__Task statement__
Reproduce every line of the material below, but drop the pictures.

Items from a data source:

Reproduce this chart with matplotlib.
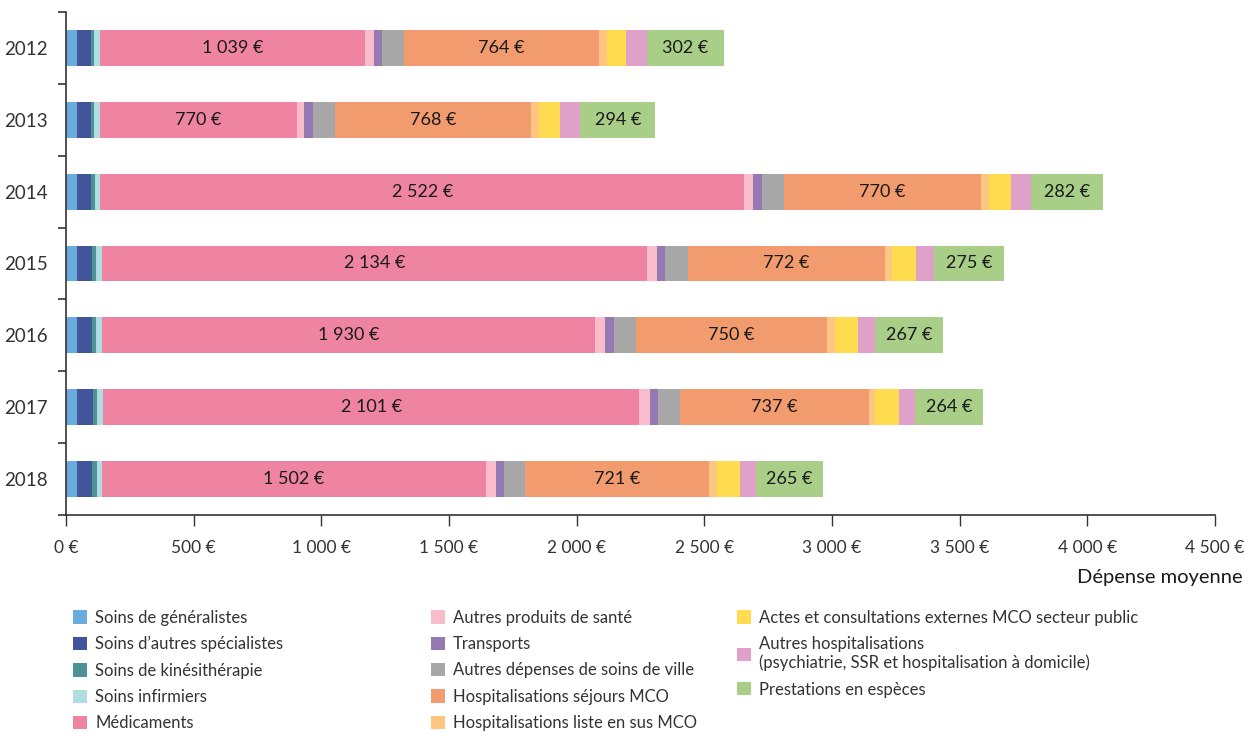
import matplotlib
matplotlib.use("Agg")
import matplotlib.pyplot as plt
from matplotlib.patches import Patch
from matplotlib.ticker import MultipleLocator, FuncFormatter
import numpy as np

plt.rcParams['font.family'] = ['Lato', 'DejaVu Sans']

# Données (dépense moyenne en euros)
annees = ["2012", "2013", "2014", "2015", "2016", "2017", "2018"]

postes = [
    "Soins de généralistes",
    "Soins d\u2019autres spécialistes",
    "Soins de kinésithérapie",
    "Soins infirmiers",
    "Médicaments",
    "Autres produits de santé",
    "Transports",
    "Autres dépenses de soins de ville",
    "Hospitalisations séjours MCO",
    "Hospitalisations liste en sus MCO",
    "Actes et consultations externes MCO secteur public",
    "Autres hospitalisations\n(psychiatrie, SSR et hospitalisation à domicile)",
    "Prestations en espèces",
]

generalistes = [43, 43, 43, 43, 43, 43, 43]
specialistes = [55, 55, 55, 59, 59, 63, 59]
kine = [12, 12, 16, 16, 16, 16, 20]
infirmiers = [23, 23, 20, 23, 23, 23, 20]
medicaments = [1039, 770, 2522, 2134, 1930, 2101, 1502]
autres_produits = [35, 31, 35, 39, 39, 43, 39]
transports = [31, 35, 35, 31, 35, 31, 31]
autres_ville = [85, 86, 86, 90, 86, 86, 82]
sejours_mco = [764, 768, 770, 772, 750, 737, 721]
liste_en_sus = [31, 31, 32, 27, 31, 27, 31]
actes_externes = [74, 82, 89, 94, 90, 94, 90]
autres_hospit = [82, 78, 77, 70, 67, 63, 63]
prestations = [302, 294, 282, 275, 267, 264, 265]

series = [generalistes, specialistes, kine, infirmiers, medicaments,
          autres_produits, transports, autres_ville, sejours_mco,
          liste_en_sus, actes_externes, autres_hospit, prestations]

couleurs = ["#6AABDE", "#42559B", "#4E9393", "#B0DDE1", "#EF84A2",
            "#F8BCCB", "#9479B2", "#A6A7A6", "#F29B6E", "#FDC57F",
            "#FEDB4F", "#E0A1C8", "#A8CE88"]

# postes dont la valeur est affichée dans la barre
avec_etiquette = [4, 8, 12]


def euros(v, pos=None):
    s = f"{int(round(v)):,}".replace(",", " ")
    return s + " €"


fig = plt.figure(figsize=(12.45, 7.33), dpi=100)
ax = fig.add_axes([66 / 1245, 1 - 515 / 733, (1215 - 66) / 1245, (515 - 12) / 733])

y = np.arange(len(annees))
gauche = np.zeros(len(annees))
for i, (valeurs, couleur) in enumerate(zip(series, couleurs)):
    valeurs = np.array(valeurs, dtype=float)
    barres = ax.barh(y, valeurs, left=gauche, height=0.5, color=couleur,
                     edgecolor="none", label=postes[i])
    if i in avec_etiquette:
        ax.bar_label(barres, labels=[euros(v) for v in valeurs],
                     label_type="center", fontsize=13, color="#1a1a1a")
    gauche += valeurs

ax.set_xlim(0, 4500)
ax.set_ylim(6.5, -0.5)
ax.xaxis.set_major_locator(MultipleLocator(500))
ax.xaxis.set_major_formatter(FuncFormatter(euros))
ax.set_yticks(y)
ax.set_yticklabels(annees)
ax.set_yticks(np.arange(-0.5, 7.0, 1.0), minor=True)

ax.tick_params(axis="y", which="major", length=0, pad=13, labelsize=13.5, labelcolor="#333333")
ax.tick_params(axis="y", which="minor", length=6, width=1.2, color="#333333")
ax.tick_params(axis="x", which="major", length=8, width=1, color="#333333",
               pad=10, labelsize=12.5, labelcolor="#333333")

for cote in ["top", "right"]:
    ax.spines[cote].set_visible(False)
for cote in ["left", "bottom"]:
    ax.spines[cote].set_color("#333333")
    ax.spines[cote].set_linewidth(1.2)

fig.text(1243 / 1245, 1 - 577 / 733, "Dépense moyenne", ha="right", va="center",
         fontsize=14.5, color="#1a1a1a")

# légende en trois colonnes
handles = [Patch(facecolor=c, edgecolor="none") for c in couleurs]
groupes = [(0, 5, 66), (5, 10, 424), (10, 13, 730)]
for debut, fin, x_px in groupes:
    fig.legend(handles[debut:fin], postes[debut:fin], loc="upper left",
               bbox_to_anchor=(x_px / 1245, 1 - 603 / 733), frameon=False,
               fontsize=12, handlelength=0.85, handleheight=0.85,
               handletextpad=0.5, labelspacing=0.62, borderaxespad=0,
               labelcolor="#333333")

fig.savefig("out.png", dpi=100)
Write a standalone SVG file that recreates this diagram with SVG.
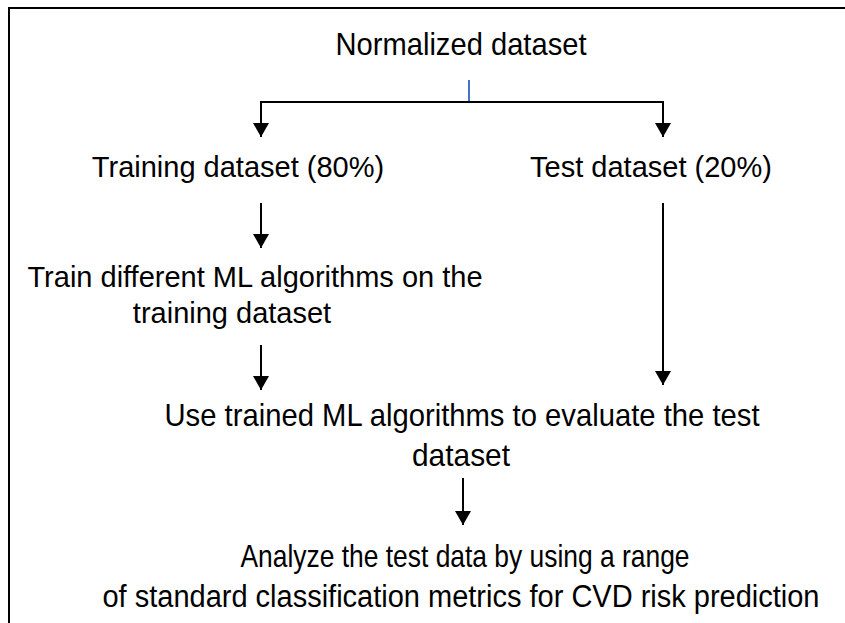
<svg xmlns="http://www.w3.org/2000/svg" width="845" height="623" viewBox="0 0 845 623">
<style>
text{font-family:"Liberation Sans",Arial,sans-serif;font-size:29px;fill:#000;text-anchor:middle}
text.n{font-size:32px}
.c{stroke:#000;stroke-width:2;fill:none}
</style>
<defs>
<marker id="ah" markerWidth="14" markerHeight="16" refX="14" refY="8" orient="auto" markerUnits="userSpaceOnUse" viewBox="0 0 14 16">
<path d="M0,0 L14,8 L0,16 Z" fill="#000"/>
</marker>
</defs>
<rect width="845" height="623" fill="#fff"/>
<path d="M9,623 V8 H845" fill="none" stroke="#000" stroke-width="2"/>
<g id="n1"><text class="n" x="461" y="55" textLength="251" lengthAdjust="spacingAndGlyphs">Normalized dataset</text></g>
<g id="n2"><text x="238" y="177">Training dataset (80%)</text></g>
<g id="n3"><text x="651" y="177">Test dataset (20%)</text></g>
<g id="n4"><text x="255" y="287">Train different ML algorithms on the</text><text x="232" y="323">training dataset</text></g>
<g id="n5"><text class="n" x="462" y="426" textLength="595" lengthAdjust="spacingAndGlyphs">Use trained ML algorithms to evaluate the test</text><text class="n" x="461" y="466" textLength="98" lengthAdjust="spacingAndGlyphs">dataset</text></g>
<g id="n6"><text class="n" x="465" y="567" textLength="449" lengthAdjust="spacingAndGlyphs">Analyze the test data by using a range</text><text class="n" x="461" y="607" textLength="717" lengthAdjust="spacingAndGlyphs" style="font-size:31px">of standard classification metrics for CVD risk prediction</text></g>
<g id="connectors">
<line x1="469" y1="80" x2="469" y2="102" stroke="#4472c4" stroke-width="2"/>
<path class="c" d="M261,102 H663"/>
<line class="c" x1="261" y1="101" x2="261" y2="137" marker-end="url(#ah)"/>
<line class="c" x1="663" y1="101" x2="663" y2="137" marker-end="url(#ah)"/>
<line class="c" x1="261" y1="203" x2="261" y2="248" marker-end="url(#ah)"/>
<line class="c" x1="261" y1="345" x2="261" y2="390" marker-end="url(#ah)"/>
<line class="c" x1="663" y1="203" x2="663" y2="385" marker-end="url(#ah)"/>
<line class="c" x1="463" y1="478" x2="463" y2="525" marker-end="url(#ah)"/>
</g>
</svg>
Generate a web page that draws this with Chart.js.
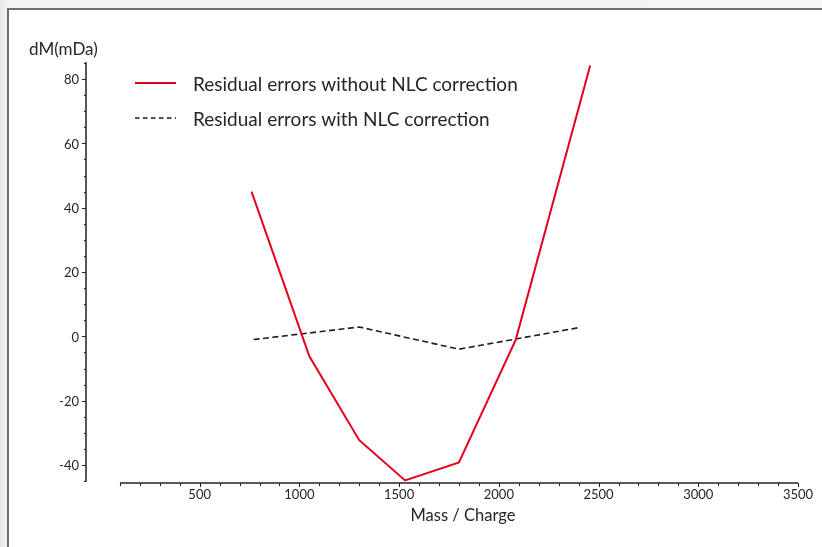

__Solved problem__
Reproduce this chart with matplotlib.
import matplotlib
matplotlib.use("Agg")
import matplotlib.pyplot as plt
from matplotlib.patches import Patch
from matplotlib.ticker import MultipleLocator, FuncFormatter
import numpy as np

plt.rcParams['font.family'] = ['Lato', 'DejaVu Sans']

# Données (dépense moyenne en euros)
annees = ["2012", "2013", "2014", "2015", "2016", "2017", "2018"]

postes = [
    "Soins de généralistes",
    "Soins d\u2019autres spécialistes",
    "Soins de kinésithérapie",
    "Soins infirmiers",
    "Médicaments",
    "Autres produits de santé",
    "Transports",
    "Autres dépenses de soins de ville",
    "Hospitalisations séjours MCO",
    "Hospitalisations liste en sus MCO",
    "Actes et consultations externes MCO secteur public",
    "Autres hospitalisations\n(psychiatrie, SSR et hospitalisation à domicile)",
    "Prestations en espèces",
]

generalistes = [43, 43, 43, 43, 43, 43, 43]
specialistes = [55, 55, 55, 59, 59, 63, 59]
kine = [12, 12, 16, 16, 16, 16, 20]
infirmiers = [23, 23, 20, 23, 23, 23, 20]
medicaments = [1039, 770, 2522, 2134, 1930, 2101, 1502]
autres_produits = [35, 31, 35, 39, 39, 43, 39]
transports = [31, 35, 35, 31, 35, 31, 31]
autres_ville = [85, 86, 86, 90, 86, 86, 82]
sejours_mco = [764, 768, 770, 772, 750, 737, 721]
liste_en_sus = [31, 31, 32, 27, 31, 27, 31]
actes_externes = [74, 82, 89, 94, 90, 94, 90]
autres_hospit = [82, 78, 77, 70, 67, 63, 63]
prestations = [302, 294, 282, 275, 267, 264, 265]

series = [generalistes, specialistes, kine, infirmiers, medicaments,
          autres_produits, transports, autres_ville, sejours_mco,
          liste_en_sus, actes_externes, autres_hospit, prestations]

couleurs = ["#6AABDE", "#42559B", "#4E9393", "#B0DDE1", "#EF84A2",
            "#F8BCCB", "#9479B2", "#A6A7A6", "#F29B6E", "#FDC57F",
            "#FEDB4F", "#E0A1C8", "#A8CE88"]

# postes dont la valeur est affichée dans la barre
avec_etiquette = [4, 8, 12]


def euros(v, pos=None):
    s = f"{int(round(v)):,}".replace(",", " ")
    return s + " €"


fig = plt.figure(figsize=(12.45, 7.33), dpi=100)
ax = fig.add_axes([66 / 1245, 1 - 515 / 733, (1215 - 66) / 1245, (515 - 12) / 733])

y = np.arange(len(annees))
gauche = np.zeros(len(annees))
for i, (valeurs, couleur) in enumerate(zip(series, couleurs)):
    valeurs = np.array(valeurs, dtype=float)
    barres = ax.barh(y, valeurs, left=gauche, height=0.5, color=couleur,
                     edgecolor="none", label=postes[i])
    if i in avec_etiquette:
        ax.bar_label(barres, labels=[euros(v) for v in valeurs],
                     label_type="center", fontsize=13, color="#1a1a1a")
    gauche += valeurs

ax.set_xlim(0, 4500)
ax.set_ylim(6.5, -0.5)
ax.xaxis.set_major_locator(MultipleLocator(500))
ax.xaxis.set_major_formatter(FuncFormatter(euros))
ax.set_yticks(y)
ax.set_yticklabels(annees)
ax.set_yticks(np.arange(-0.5, 7.0, 1.0), minor=True)

ax.tick_params(axis="y", which="major", length=0, pad=13, labelsize=13.5, labelcolor="#333333")
ax.tick_params(axis="y", which="minor", length=6, width=1.2, color="#333333")
ax.tick_params(axis="x", which="major", length=8, width=1, color="#333333",
               pad=10, labelsize=12.5, labelcolor="#333333")

for cote in ["top", "right"]:
    ax.spines[cote].set_visible(False)
for cote in ["left", "bottom"]:
    ax.spines[cote].set_color("#333333")
    ax.spines[cote].set_linewidth(1.2)

fig.text(1243 / 1245, 1 - 577 / 733, "Dépense moyenne", ha="right", va="center",
         fontsize=14.5, color="#1a1a1a")

# légende en trois colonnes
handles = [Patch(facecolor=c, edgecolor="none") for c in couleurs]
groupes = [(0, 5, 66), (5, 10, 424), (10, 13, 730)]
for debut, fin, x_px in groupes:
    fig.legend(handles[debut:fin], postes[debut:fin], loc="upper left",
               bbox_to_anchor=(x_px / 1245, 1 - 603 / 733), frameon=False,
               fontsize=12, handlelength=0.85, handleheight=0.85,
               handletextpad=0.5, labelspacing=0.62, borderaxespad=0,
               labelcolor="#333333")

fig.savefig("out.png", dpi=100)
Write a standalone SVG file that recreates this diagram with SVG.
<svg xmlns="http://www.w3.org/2000/svg" width="845" height="623" viewBox="0 0 845 623">
<style>
text{font-family:"Liberation Sans",Arial,sans-serif;font-size:29px;fill:#000;text-anchor:middle}
text.n{font-size:32px}
.c{stroke:#000;stroke-width:2;fill:none}
</style>
<defs>
<marker id="ah" markerWidth="14" markerHeight="16" refX="14" refY="8" orient="auto" markerUnits="userSpaceOnUse" viewBox="0 0 14 16">
<path d="M0,0 L14,8 L0,16 Z" fill="#000"/>
</marker>
</defs>
<rect width="845" height="623" fill="#fff"/>
<path d="M9,623 V8 H845" fill="none" stroke="#000" stroke-width="2"/>
<g id="n1"><text class="n" x="461" y="55" textLength="251" lengthAdjust="spacingAndGlyphs">Normalized dataset</text></g>
<g id="n2"><text x="238" y="177">Training dataset (80%)</text></g>
<g id="n3"><text x="651" y="177">Test dataset (20%)</text></g>
<g id="n4"><text x="255" y="287">Train different ML algorithms on the</text><text x="232" y="323">training dataset</text></g>
<g id="n5"><text class="n" x="462" y="426" textLength="595" lengthAdjust="spacingAndGlyphs">Use trained ML algorithms to evaluate the test</text><text class="n" x="461" y="466" textLength="98" lengthAdjust="spacingAndGlyphs">dataset</text></g>
<g id="n6"><text class="n" x="465" y="567" textLength="449" lengthAdjust="spacingAndGlyphs">Analyze the test data by using a range</text><text class="n" x="461" y="607" textLength="717" lengthAdjust="spacingAndGlyphs" style="font-size:31px">of standard classification metrics for CVD risk prediction</text></g>
<g id="connectors">
<line x1="469" y1="80" x2="469" y2="102" stroke="#4472c4" stroke-width="2"/>
<path class="c" d="M261,102 H663"/>
<line class="c" x1="261" y1="101" x2="261" y2="137" marker-end="url(#ah)"/>
<line class="c" x1="663" y1="101" x2="663" y2="137" marker-end="url(#ah)"/>
<line class="c" x1="261" y1="203" x2="261" y2="248" marker-end="url(#ah)"/>
<line class="c" x1="261" y1="345" x2="261" y2="390" marker-end="url(#ah)"/>
<line class="c" x1="663" y1="203" x2="663" y2="385" marker-end="url(#ah)"/>
<line class="c" x1="463" y1="478" x2="463" y2="525" marker-end="url(#ah)"/>
</g>
</svg>
Generate a web page that draws this with Chart.js.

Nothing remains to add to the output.